PILLOWER and the Table Come Home

With Al Sofra, Saudi artist PILLOWER makes his solo debut in Jeddah, bringing a decade of painting, memory, and cultural tension back to the city where it all began.

PILLOWER and the Table Come Home
Nadine Kahil

After ten years of painting in Zurich, Saudi artist Badr Al Banawi, known artistically as PILLOWER, is returning to where his story first began. His debut solo exhibition, Al Sofra, opens at Hayy Jameel’s Saalat Hayy in Jeddah from today until June 12, presented by MEEMS and curated by Myriam Djelouat-Benaroya, with creative direction by Arwa Al Banawi.

PILLOWER
Badr Al Banawi, AKA PILLOWER

The exhibition brings together sixteen works created across oil, acrylic, and gesso, forming a deeply personal body of work shaped by movement, memory, and the emotional geography between Saudi Arabia and Europe.
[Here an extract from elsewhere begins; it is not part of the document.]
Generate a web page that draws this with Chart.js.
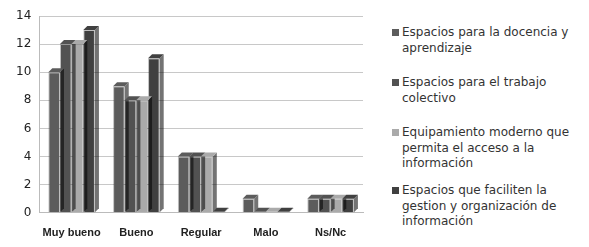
<!DOCTYPE html>
<html>
<head>
<meta charset="utf-8">
<script src="https://cdn.jsdelivr.net/npm/chart.js@4"></script>
<style>
  html, body { margin: 0; padding: 0; background: #fff; }
  #wrap { position: relative; width: 589px; height: 247px; }
  #chart-box { position: absolute; left: 0; top: 0; width: 385px; height: 247px; }
  #legend { position: absolute; left: 392px; top: 25px; width: 192px;
            font-family: 'DejaVu Sans', sans-serif; font-size: 12px; color: #333; line-height: 15.5px; }
  .item { position: absolute; left: 0; padding-left: 10px; }
  .sw { position: absolute; left: 0; top: 4px; width: 7px; height: 7px; }
</style>
</head>
<body>
<div id="wrap">
  <div id="chart-box"><canvas id="c"></canvas></div>
  <div id="legend"></div>
</div>
<script>
'use strict';

// ---- data ----
const categories = ['Muy bueno', 'Bueno', 'Regular', 'Malo', 'Ns/Nc'];
const seriesNames = [
  'Espacios para la docencia y aprendizaje',
  'Espacios para el trabajo colectivo',
  'Equipamiento moderno que permita el acceso a la información',
  'Espacios que faciliten la gestion y organización de información'
];
const docencia     = [10, 9, 4, 1, 1];
const colectivo    = [12, 8, 4, 0, 1];
const equipamiento = [12, 8, 4, 0, 1];
const gestion      = [13, 11, 0, 0, 1];
const yTicks = [0, 2, 4, 6, 8, 10, 12, 14];

const colors = ['#5c5c5c', '#525252', '#aaaaaa', '#404040'];
const legendTops = [0, 50, 100, 158];

// ---- fake 3D depth on the bars ----
const depth3d = {
  id: 'depth3d',
  afterDatasetsDraw(chart) {
    const ctx = chart.ctx;
    const d = 4;
    chart.data.datasets.forEach((ds, i) => {
      chart.getDatasetMeta(i).data.forEach(bar => {
        const l = bar.x - bar.width / 2, r = bar.x + bar.width / 2;
        const t = bar.y, b = bar.base;
        ctx.save();
        ctx.fillStyle = 'rgba(0,0,0,0.55)';
        ctx.beginPath();
        ctx.moveTo(r, t); ctx.lineTo(r + d, t - d); ctx.lineTo(r + d, b - d); ctx.lineTo(r, b);
        ctx.closePath(); ctx.fill();
        ctx.fillStyle = ds.backgroundColor;
        ctx.beginPath();
        ctx.moveTo(l, t); ctx.lineTo(l + d, t - d); ctx.lineTo(r + d, t - d); ctx.lineTo(r, t);
        ctx.closePath(); ctx.fill();
        ctx.restore();
      });
    });
  }
};

const values = [docencia, colectivo, equipamiento, gestion];

new Chart(document.getElementById('c'), {
  type: 'bar',
  data: {
    labels: categories,
    datasets: values.map((v, i) => ({
      label: seriesNames[i],
      data: v,
      backgroundColor: colors[i],
      borderColor: 'rgba(0,0,0,0.25)',
      borderWidth: 1,
      minBarLength: 1
    }))
  },
  plugins: [depth3d],
  options: {
    responsive: true,
    maintainAspectRatio: false,
    animation: false,
    layout: { padding: { left: 8, right: 22, top: 16, bottom: 1 } },
    plugins: { legend: { display: false }, tooltip: { enabled: false } },
    datasets: { bar: { categoryPercentage: 0.72, barPercentage: 1 } },
    scales: {
      x: {
        grid: { display: false },
        border: { color: '#bbb' },
        ticks: { color: '#222', font: { family: 'Liberation Sans', size: 11, weight: 'bold' }, padding: 6 }
      },
      y: {
        min: 0, max: 14,
        afterBuildTicks: s => { s.ticks = yTicks.map(v => ({ value: v })); },
        grid: { color: '#c8c8c8', drawTicks: false },
        border: { color: '#bbb' },
        ticks: { color: '#222', font: { family: 'DejaVu Sans', size: 12 }, padding: 8 }
      }
    }
  }
});

// ---- html legend ----
const leg = document.getElementById('legend');
seriesNames.forEach((name, i) => {
  const el = document.createElement('div');
  el.className = 'item';
  el.style.top = legendTops[i] + 'px';
  el.innerHTML = '<span class="sw" style="background:' + colors[i] + '"></span>' + name;
  leg.appendChild(el);
});
</script>
</body>
</html>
For PILLOWER, returning to Jeddah for his first exhibition carries a sense of circularity. “Debuting in Jeddah means after so many years of working on my practice, my first step will start in the beginning,” he says. “There’s something poetic about that. It comes full circle and feels very intentional.”

PILLOWER
Fawzia’s Balcony
PILLOWER
Empty Quarter

At the centre of the exhibition is the idea of Al Sofra, the table. More than a title, it becomes the emotional structure of the show: a symbol of gathering, hospitality, memory, and conversation. The installation, conceived with Arwa Al Banawi, turns the exhibition space into something between a feast, a ruin, and a memory, inviting visitors to enter the work through familiarity rather than distance.

PILLOWER
Dance of pleasures
PILLOWER
By your side

“The Sofra functions as this easy invitation to make the person feel at home,” PILLOWER explains. “To prepare them for the main course which is hanging on the walls.” For him, the gesture of welcoming through food and hospitality is “Saudi at its core,” making the exhibition not only a return, but a reinterpretation of what an art space in Jeddah can feel like.

PILLOWER
Botafumeiro
PILLOWER
Awareness

His paintings move between landscape and interior, abstraction and storytelling, humour and grief. Works such as Botafumeiro capture the theatre of a restaurant in motion, while Warmth turns toward desert dunes, amber light, and the question of how to contain a landscape one also belongs to. Silence and By Your Side move into darker, more elemental territory, where the sea becomes less a subject and more a physical force.

PILLOWER
وسميت جهنمية
PILLOWER
عطر الإغراء

Raised between the Swiss mountains, Bavaria, and Saudi Arabia, PILLOWER’s visual language comes from contrast. “The eye that consumes mountains and forests isn’t the same eye that consumes deserts and seas,” he says. “A desert has a sweeping neat softness that has to be transferred through to the brush.” This life between places taught him to remain a student, always listening to the view in front of him.

PILLOWER
WHAT GOOD DOES REGRET DO
PILLOWER
Warmth

Born to a father who collected art and a mother who is an expressionist artist, Al Banawi’s relationship with painting began early, through observation, travel, and informal painting sessions during his upbringing in Jeddah. Today, his practice explores parallel forces: history and memory, structure and emotion, power and fragility.

PILLOWER
Through the beyond
PILLOWER
Fruit Basket
PILLOWER
Self portrait #5

In Al Sofra, those forces do not resolve. They gather. The paintings hold the tension between belonging and distance, between what is remembered and what is still becoming. For PILLOWER, home is not simply a place. As he puts it, “We don’t get to choose our homes. But we do get to choose what our home means to us. And to me it’s the anchor and the seed.”